Advent of the Musical
“The challenge of any musical creation must be to invent the conditions of possibility for an appearing of the musical, but nothing else, because that is all that lies within its power. You don’t create music; you create environments condusive to the advent of music” (30).
“Books about music don’t really talk about it. All they do is evoke its emanations, describe its avatars. Music is like the dragons on ancient maps: it remains hidden. Writing on music therefore usually means writing on a sociocultural field specific to a style, a population, an era or a history (this is the terrain of sociology of music, and even music journalism), on the poetics of the musical and the technics of the appearance of the musical (the field of musicology) or a mixture of both, often in the hope of understanding humanity better through its practices, and by observing distinct groups (which forms part of the field of study of ethnomusicology). Some have tried to directly tackle the question of music itself, both philosophers and scientists. But they almost inevitably fall into an ‘onto-logic’ and then seek to essentialise the reality of music.
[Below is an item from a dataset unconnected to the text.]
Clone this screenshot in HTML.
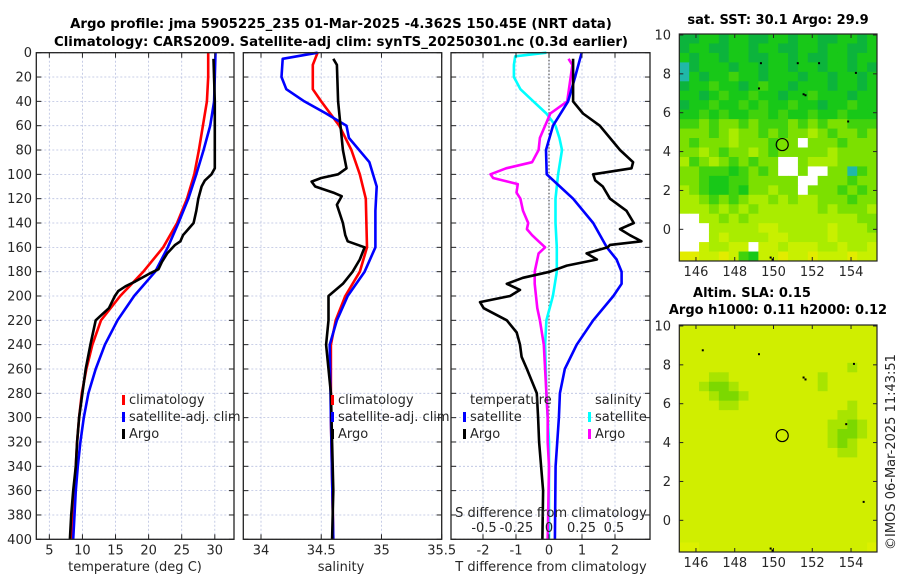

Or else their analyses are based on a preconception of music, i.e. on music understood in its most classical sense, in terms of notes, scales, and instruments. Their conclusions can then only repeat the basic assumptions they started with. Thus, music, taken as an object of study and reflection, is almost always already an a priori representation of music, a predetermined, parceled-out space. Writing on music therefore usually comes down to moving within a space of belief. A whole liturgy has been developed for music but, like God, music itself remains absent” (19).